Dynamic Analysis of SDoF&MDoF Systems Subjected to Sinusoidal, Step & Ramp Loading Using MATLAB

Abstract

Impulsive force is a force of large magnitude that acts over a short time interval. In practice, vehicles and cranes are subjected to impulsive loads. In this chapter, the response of the single-degree-of freedom system with or without damping subjected to impulsive loads is considered. The concept of response spectrum, which is a very useful tool in the design, is also illustrated. Structural engineers are familiar with the analysis of structures for static loads in which a load is applied to the structure and a single solution is obtained for the resulting displacements and member forces. When considering the analysis of structures for dynamic loads, the term dynamic simply means “time-varying.” Hence, the loading and all aspects of the response vary with time. This results in possible solutions at each instant during the time interval under consideration. From an engineering standpoint, the maximum values of the structural response are usually the ones of particular interest, especially when considering the case of structural design.
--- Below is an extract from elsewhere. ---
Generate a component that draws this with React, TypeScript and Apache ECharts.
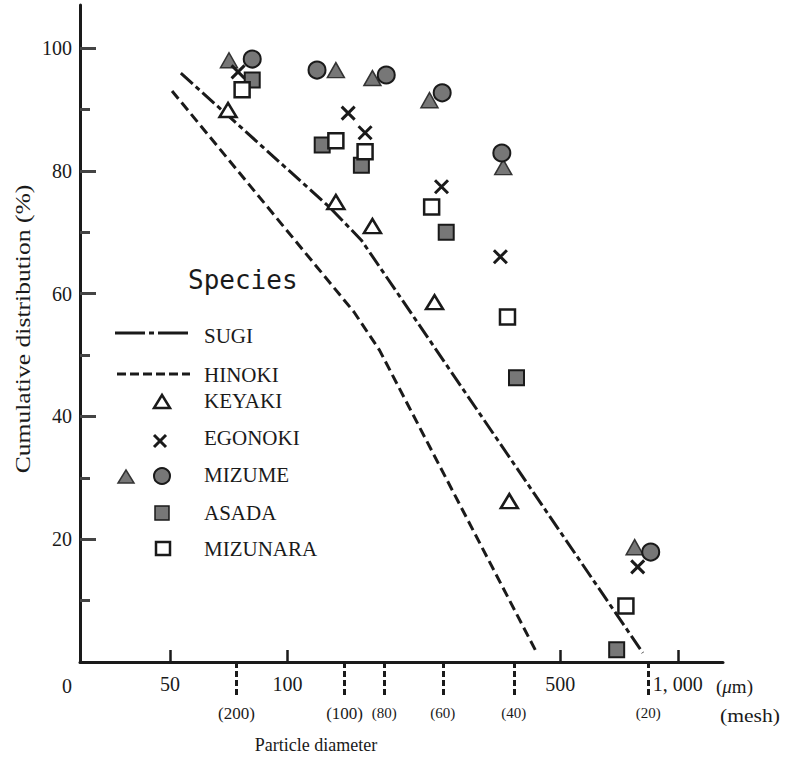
import React, { useEffect, useRef } from "react";
import * as echarts from "echarts";

// ---- data (particle diameter in µm, cumulative distribution in %) ----
const sugi: number[][] = [[53.3, 95.9], [128, 74.1], [154.6, 68.7], [813, 1.5]];
const hinoki: number[][] = [[50.6, 93.0], [148, 57.0], [172, 50.8], [435, 1.5]];
const keyaki: number[][] = [[70.4, 89.9], [133, 74.9], [165, 71.0], [238, 58.6], [370, 26.2]];
const egonoki: number[][] = [[74.7, 96.1], [143, 89.4], [158, 86.2], [248, 77.4], [351, 66.0], [789, 15.5]];
const mizumeTri: number[][] = [[70.8, 98.0], [133, 96.4], [165, 95.1], [231, 91.5], [357, 80.6], [775, 18.7]];
const mizumeCir: number[][] = [[81.2, 98.2], [119, 96.4], [179, 95.6], [249, 92.7], [354, 82.9], [852, 17.9]];
const asada: number[][] = [[81.2, 94.8], [122.7, 84.2], [154.6, 80.9], [255, 70.0], [386, 46.3], [697, 2.0]];
const mizunara: number[][] = [[76.5, 93.2], [133, 84.9], [158, 83.1], [234, 74.1], [366, 56.2], [736, 9.1]];

const xTickValues = [50, 100, 500, 1000];
const xTickLabels = ["50", "100", "500", "1, 000"];
const meshSizes = [74, 140, 177, 250, 380, 840];
const meshLabels = ["(200)", "(100)", "(80)", "(60)", "(40)", "(20)"];
const yMajorTicks = [20, 40, 60, 80, 100];
const yMinorTicks = [10, 30, 50, 70, 90];
const X_MIN_UM = 29.4;
const X_MAX_UM = 1305;
const Y_MAX = 107;

const lg = (v: number) => Math.log10(v);
const toXY = (arr: number[][]) => arr.map(([d, v]) => [lg(d), v]);
const findIdx = (vals: number[], v: number) => vals.findIndex((t) => Math.abs(lg(t) - v) < 1e-6);

const INK = "#1a1a1a";
const GREY = "#777";
const SERIF = "'Liberation Serif', 'Times New Roman', serif";

export default function App() {
  const ref = useRef<HTMLDivElement>(null);
  useEffect(() => {
    if (!ref.current) return;
    const chart = echarts.init(ref.current, null, { renderer: "svg" });
    const xMin = lg(X_MIN_UM);
    const xMax = lg(X_MAX_UM);
    const legendText = (text: string, y: number) => ({
      type: "text",
      x: 204,
      y,
      style: { text, fill: INK, font: `21px ${SERIF}`, verticalAlign: "middle", align: "left" },
    });
    const option: any = {
      animation: false,
      backgroundColor: "#fff",
      grid: { left: 80, right: 68, top: 5, bottom: 97, outerBoundsMode: "none", containLabel: false },
      xAxis: [
        {
          type: "value",
          min: xMin,
          max: xMax,
          position: "bottom",
          axisLine: { show: true, onZero: false, lineStyle: { color: INK, width: 3 } },
          axisTick: {
            show: true,
            inside: true,
            length: 12,
            customValues: xTickValues.map(lg),
            lineStyle: { color: INK, width: 2.5 },
          },
          axisLabel: {
            show: true,
            customValues: xTickValues.map(lg),
            margin: 12,
            fontSize: 20,
            fontFamily: SERIF,
            color: INK,
            formatter: (v: number) => {
              const i = findIdx(xTickValues, v);
              return i >= 0 ? xTickLabels[i] : "";
            },
          },
          splitLine: { show: false },
        },
        {
          type: "value",
          min: xMin,
          max: xMax,
          position: "bottom",
          axisLine: { show: false, onZero: false },
          axisTick: {
            show: true,
            inside: false,
            length: 33,
            customValues: meshSizes.map(lg),
            lineStyle: { color: INK, width: 3, type: [6, 3] },
          },
          axisLabel: {
            show: true,
            customValues: meshSizes.map(lg),
            margin: 43,
            color: INK,
            fontFamily: SERIF,
            fontSize: 17,
            formatter: (v: number) => {
              const i = findIdx(meshSizes, v);
              if (i < 0) return "";
              const t = meshLabels[i];
              return t.length > 4 ? `{n|${t}}` : `{s|${t}}`;
            },
            rich: {
              n: { fontSize: 17, fontFamily: SERIF, color: INK },
              s: { fontSize: 15, fontFamily: SERIF, color: INK },
            },
          },
          splitLine: { show: false },
        },
      ],
      yAxis: [
        {
          type: "value",
          min: 0,
          max: Y_MAX,
          position: "left",
          axisLine: { show: true, onZero: false, lineStyle: { color: INK, width: 3 } },
          axisTick: {
            show: true,
            inside: true,
            length: 16,
            customValues: yMajorTicks,
            lineStyle: { color: "#444", width: 3 },
          },
          axisLabel: {
            show: true,
            customValues: yMajorTicks,
            margin: 8,
            fontSize: 20,
            fontFamily: SERIF,
            color: INK,
          },
          splitLine: { show: false },
        },
        {
          type: "value",
          min: 0,
          max: Y_MAX,
          position: "left",
          axisLine: { show: false, onZero: false },
          axisTick: {
            show: true,
            inside: true,
            length: 10,
            customValues: yMinorTicks,
            lineStyle: { color: "#444", width: 3 },
          },
          axisLabel: { show: false },
          splitLine: { show: false },
        },
      ],
      series: [
        {
          name: "SUGI",
          type: "line",
          data: toXY(sugi),
          symbol: "none",
          lineStyle: { color: INK, width: 3, type: [16, 4, 5, 4] },
          z: 2,
        },
        {
          name: "HINOKI",
          type: "line",
          data: toXY(hinoki),
          symbol: "none",
          lineStyle: { color: INK, width: 3, type: [10, 5] },
          z: 2,
        },
        {
          name: "ASADA",
          type: "scatter",
          data: toXY(asada),
          symbol: "rect",
          symbolSize: 15,
          itemStyle: { color: GREY, borderColor: INK, borderWidth: 2, opacity: 1 },
          z: 3,
        },
        {
          name: "MIZUNARA",
          type: "scatter",
          data: toXY(mizunara),
          symbol: "rect",
          symbolSize: 15,
          itemStyle: { color: "#fff", borderColor: INK, borderWidth: 2.5, opacity: 1 },
          z: 3,
        },
        {
          name: "KEYAKI",
          type: "scatter",
          data: toXY(keyaki),
          symbol: "triangle",
          symbolSize: [17, 14],
          itemStyle: { color: "#fff", borderColor: INK, borderWidth: 2.5, opacity: 1 },
          z: 4,
        },
        {
          name: "MIZUME triangle",
          type: "scatter",
          data: toXY(mizumeTri),
          symbol: "triangle",
          symbolSize: [17, 15],
          itemStyle: { color: GREY, borderColor: "#333", borderWidth: 1.5, opacity: 1 },
          z: 4,
        },
        {
          name: "MIZUME circle",
          type: "scatter",
          data: toXY(mizumeCir),
          symbol: "circle",
          symbolSize: 17,
          itemStyle: { color: GREY, borderColor: INK, borderWidth: 2, opacity: 1 },
          z: 4,
        },
        {
          name: "EGONOKI",
          type: "scatter",
          data: toXY(egonoki),
          symbol: "path://M0 0L10 10M10 0L0 10",
          symbolSize: 13,
          itemStyle: { color: "none", borderColor: INK, borderWidth: 3, opacity: 1 },
          z: 5,
        },
      ],
      graphic: [
        // axis captions
        {
          type: "text",
          x: 23,
          y: 329,
          rotation: Math.PI / 2,
          scaleX: 1.28,
          style: {
            text: "Cumulative distribution (%)",
            fill: INK,
            font: `20px ${SERIF}`,
            align: "center",
            verticalAlign: "middle",
          },
        },
        {
          type: "text",
          x: 316,
          y: 745,
          style: { text: "Particle diameter", fill: INK, font: `18px ${SERIF}`, align: "center", verticalAlign: "middle" },
        },
        {
          type: "text",
          x: 67,
          y: 686,
          style: { text: "0", fill: INK, font: `20px ${SERIF}`, align: "center", verticalAlign: "middle" },
        },
        {
          type: "text",
          x: 716,
          y: 686,
          style: {
            text: "{a|(}{b|μ}{a|m)}",
            rich: {
              a: { font: `19px ${SERIF}`, fill: INK },
              b: { font: `italic 19px ${SERIF}`, fill: INK },
            },
            verticalAlign: "middle",
            align: "left",
          },
        },
        {
          type: "text",
          x: 720,
          y: 716,
          scaleX: 1.2,
          style: { text: "(mesh)", fill: INK, font: `18px ${SERIF}`, align: "left", verticalAlign: "middle" },
        },
        // legend
        {
          type: "text",
          x: 188,
          y: 280,
          style: {
            text: "Species",
            fill: INK,
            font: "26px 'DejaVu Sans Mono', monospace",
            align: "left",
            verticalAlign: "middle",
          },
        },
        {
          type: "line",
          shape: { x1: 115, y1: 333, x2: 188, y2: 333 },
          style: { stroke: INK, lineWidth: 3, lineDash: [30, 4, 5, 4] },
        },
        legendText("SUGI", 336),
        {
          type: "line",
          shape: { x1: 117, y1: 374, x2: 190, y2: 374 },
          style: { stroke: INK, lineWidth: 3, lineDash: [9, 4] },
        },
        legendText("HINOKI", 375),
        {
          type: "polygon",
          shape: { points: [[154, 408], [170, 408], [162, 395]] },
          style: { fill: "#fff", stroke: INK, lineWidth: 2.5 },
        },
        legendText("KEYAKI", 401),
        {
          type: "line",
          shape: { x1: 154, y1: 435, x2: 166, y2: 447 },
          style: { stroke: INK, lineWidth: 3 },
        },
        {
          type: "line",
          shape: { x1: 166, y1: 435, x2: 154, y2: 447 },
          style: { stroke: INK, lineWidth: 3 },
        },
        legendText("EGONOKI", 438),
        {
          type: "polygon",
          shape: { points: [[118, 483], [134, 483], [126, 470]] },
          style: { fill: GREY, stroke: "#333", lineWidth: 1.5 },
        },
        {
          type: "circle",
          shape: { cx: 162, cy: 476, r: 8 },
          style: { fill: GREY, stroke: INK, lineWidth: 2 },
        },
        legendText("MIZUME", 475),
        {
          type: "rect",
          shape: { x: 155, y: 506, width: 14, height: 14 },
          style: { fill: GREY, stroke: INK, lineWidth: 1.5 },
        },
        legendText("ASADA", 513),
        {
          type: "rect",
          shape: { x: 156, y: 542, width: 14, height: 13 },
          style: { fill: "#fff", stroke: INK, lineWidth: 2.5 },
        },
        legendText("MIZUNARA", 549),
      ],
    };
    chart.setOption(option);
    return () => chart.dispose();
  }, []);
  return (
    <div
      ref={ref}
      style={{ position: "fixed", left: 0, top: 0, width: 791, height: 759, background: "#fff" }}
    />
  );
}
Two different approaches, which are characterized as either deterministic or nondeterministic, can be used for evaluating the structural response to dynamic loads. If the time variation of the loading is fully known, the analysis of the structural response is referred to as a deterministic analysis. This is the case even if the loading is highly oscillatory or irregular in character. The analysis leads to a time history of the displacements in the structure corresponding to the prescribed time history of the loading. Other response parameters such as member forces and relative member displacements are then determined from the displacement history. If the time variation of the dynamic load is not completely known but can be defined in a statistical sense, the loading is referred to as a random dynamic loading, and the analysis is referred to as nondeterministic. The nondeterministic analysis provides information about the displacements in a statistical sense, which results from the statistically defined loading. Hence, the time variation of the displacements is not determined, and other response parameters must be evaluated directly from an independent nondeterministic analysis rather than from the displacement results. Methods for nondeterministic analysis are described in books on random vibration.